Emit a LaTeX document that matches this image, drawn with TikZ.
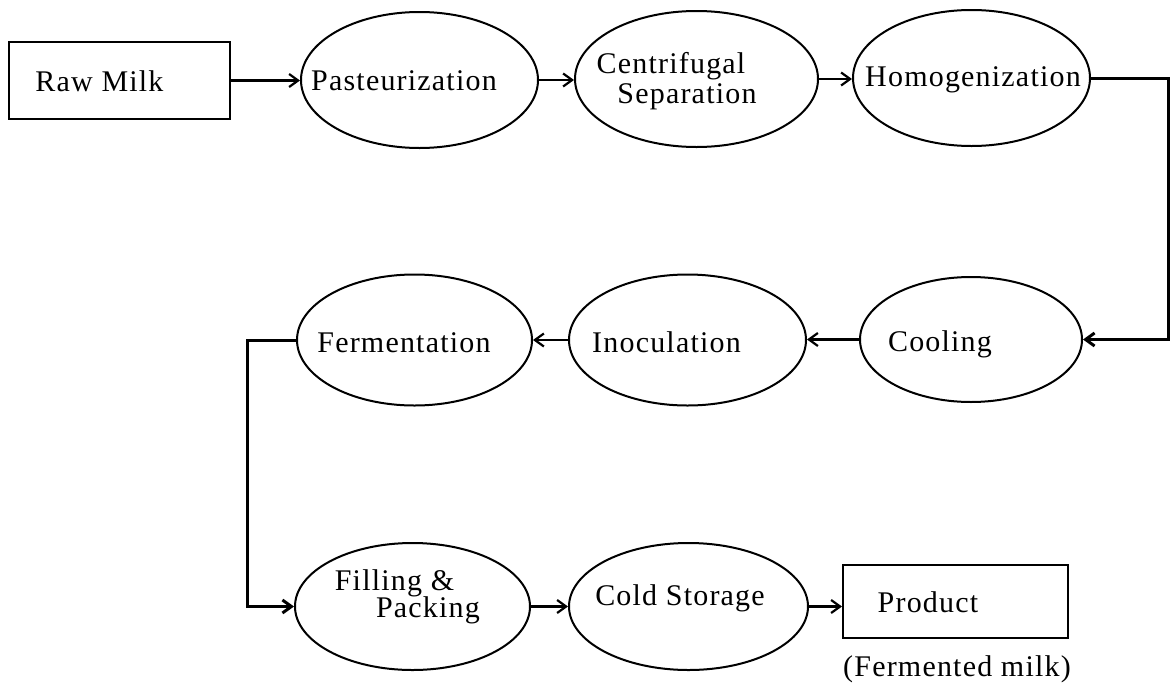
\documentclass[tikz,border=0pt]{standalone}
\usepackage{fontspec}
\setmainfont{Liberation Serif}[LetterSpace=4]
\usetikzlibrary{shapes.geometric,arrows.meta}

\begin{document}
\begin{tikzpicture}[x=1pt,y=-1pt,
  >={Straight Barb[length=9pt,width=13pt]},
  stage/.style={draw,ellipse,line width=2pt,inner sep=0pt},
  endbox/.style={draw,rectangle,line width=2pt,inner sep=0pt},
  lbl/.style={anchor=base,inner sep=0pt,font=\fontsize{30}{36}\selectfont},
  flow/.style={->,line width=2.2pt},
  elbow/.style={->,line width=3pt}]

\useasboundingbox (0,0) rectangle (1173,683);

% process stages
\node[endbox,minimum width=221pt,minimum height=77pt] (raw)  at (119.5,80.5) {};
\node[stage,minimum width=237pt,minimum height=136pt] (past) at (419.5,80) {};
\node[stage,minimum width=243pt,minimum height=136pt] (cent) at (696.5,79) {};
\node[stage,minimum width=237pt,minimum height=136pt] (homo) at (971.5,78) {};

\node[stage,minimum width=222pt,minimum height=125pt] (cool) at (971,339.5) {};
\node[stage,minimum width=237pt,minimum height=131pt] (inoc) at (687.5,340) {};
\node[stage,minimum width=235pt,minimum height=131pt] (ferm) at (414.5,340) {};

\node[stage,minimum width=235pt,minimum height=127pt] (fill) at (412.5,606.5) {};
\node[stage,minimum width=239pt,minimum height=127pt] (cold) at (688.5,606.5) {};
\node[endbox,minimum width=225pt,minimum height=73pt] (prod) at (955.5,601.5) {};

% labels
\node[lbl] (rawT)  at (99.5,91)  {Raw Milk};
\node[lbl] (pastT) at (404,90)   {Pasteurization};
\node[lbl] (centA) at (671,73)   {Centrifugal};
\node[lbl] (centB) at (687,103)  {Separation};
\node[lbl] (homoT) at (973,86)   {Homogenization};
\node[lbl] (coolT) at (940,351)  {Cooling};
\node[lbl] (inocT) at (666.5,352) {Inoculation};
\node[lbl] (fermT) at (404,352)  {Fermentation};
\node[lbl] (fillA) at (394.5,590) {Filling \&};
\node[lbl] (fillB) at (428,617)  {Packing};
\node[lbl] (coldT) at (680,605)  {Cold Storage};
\node[lbl] (prodT) at (928,612)  {Product};
\node[lbl] (prodN) at (957,676)  {(Fermented milk)};

% turning points of the return lines
\coordinate (rturn) at (1168,0);
\coordinate (lturn) at (247,0);

% connectors
\draw[flow] (raw.east) -- (raw.east -| past.west);
\draw[flow] (past.east) -- (past.east -| cent.west);
\draw[flow] (cent.east) -- (cent.east -| homo.west);
\draw[elbow] (homo.east) -- (rturn |- homo.east) -- (rturn |- cool.east) -- (cool.east);
\draw[flow] (cool.west) -- (cool.west -| inoc.east);
\draw[flow] (inoc.west) -- (inoc.west -| ferm.east);
\draw[elbow] (ferm.west) -- (lturn |- ferm.west) -- (lturn |- fill.west) -- (fill.west);
\draw[flow] (fill.east) -- (fill.east -| cold.west);
\draw[flow] (cold.east) -- (cold.east -| prod.west);
\end{tikzpicture}
\end{document}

# # # #

● Task details
Reproduce all of the data exactly; the pictures do not belong in the copy.

● Reply to the task
Emit a LaTeX document that matches this image, drawn with TikZ.
\documentclass[tikz,border=0pt]{standalone}
\usepackage{fontspec}
\setmainfont{Liberation Serif}[LetterSpace=4]
\usetikzlibrary{shapes.geometric,arrows.meta}

\begin{document}
\begin{tikzpicture}[x=1pt,y=-1pt,
  >={Straight Barb[length=9pt,width=13pt]},
  stage/.style={draw,ellipse,line width=2pt,inner sep=0pt},
  endbox/.style={draw,rectangle,line width=2pt,inner sep=0pt},
  lbl/.style={anchor=base,inner sep=0pt,font=\fontsize{30}{36}\selectfont},
  flow/.style={->,line width=2.2pt},
  elbow/.style={->,line width=3pt}]

\useasboundingbox (0,0) rectangle (1173,683);

% process stages
\node[endbox,minimum width=221pt,minimum height=77pt] (raw)  at (119.5,80.5) {};
\node[stage,minimum width=237pt,minimum height=136pt] (past) at (419.5,80) {};
\node[stage,minimum width=243pt,minimum height=136pt] (cent) at (696.5,79) {};
\node[stage,minimum width=237pt,minimum height=136pt] (homo) at (971.5,78) {};

\node[stage,minimum width=222pt,minimum height=125pt] (cool) at (971,339.5) {};
\node[stage,minimum width=237pt,minimum height=131pt] (inoc) at (687.5,340) {};
\node[stage,minimum width=235pt,minimum height=131pt] (ferm) at (414.5,340) {};

\node[stage,minimum width=235pt,minimum height=127pt] (fill) at (412.5,606.5) {};
\node[stage,minimum width=239pt,minimum height=127pt] (cold) at (688.5,606.5) {};
\node[endbox,minimum width=225pt,minimum height=73pt] (prod) at (955.5,601.5) {};

% labels
\node[lbl] (rawT)  at (99.5,91)  {Raw Milk};
\node[lbl] (pastT) at (404,90)   {Pasteurization};
\node[lbl] (centA) at (671,73)   {Centrifugal};
\node[lbl] (centB) at (687,103)  {Separation};
\node[lbl] (homoT) at (973,86)   {Homogenization};
\node[lbl] (coolT) at (940,351)  {Cooling};
\node[lbl] (inocT) at (666.5,352) {Inoculation};
\node[lbl] (fermT) at (404,352)  {Fermentation};
\node[lbl] (fillA) at (394.5,590) {Filling \&};
\node[lbl] (fillB) at (428,617)  {Packing};
\node[lbl] (coldT) at (680,605)  {Cold Storage};
\node[lbl] (prodT) at (928,612)  {Product};
\node[lbl] (prodN) at (957,676)  {(Fermented milk)};

% turning points of the return lines
\coordinate (rturn) at (1168,0);
\coordinate (lturn) at (247,0);

% connectors
\draw[flow] (raw.east) -- (raw.east -| past.west);
\draw[flow] (past.east) -- (past.east -| cent.west);
\draw[flow] (cent.east) -- (cent.east -| homo.west);
\draw[elbow] (homo.east) -- (rturn |- homo.east) -- (rturn |- cool.east) -- (cool.east);
\draw[flow] (cool.west) -- (cool.west -| inoc.east);
\draw[flow] (inoc.west) -- (inoc.west -| ferm.east);
\draw[elbow] (ferm.west) -- (lturn |- ferm.west) -- (lturn |- fill.west) -- (fill.west);
\draw[flow] (fill.east) -- (fill.east -| cold.west);
\draw[flow] (cold.east) -- (cold.east -| prod.west);
\end{tikzpicture}
\end{document}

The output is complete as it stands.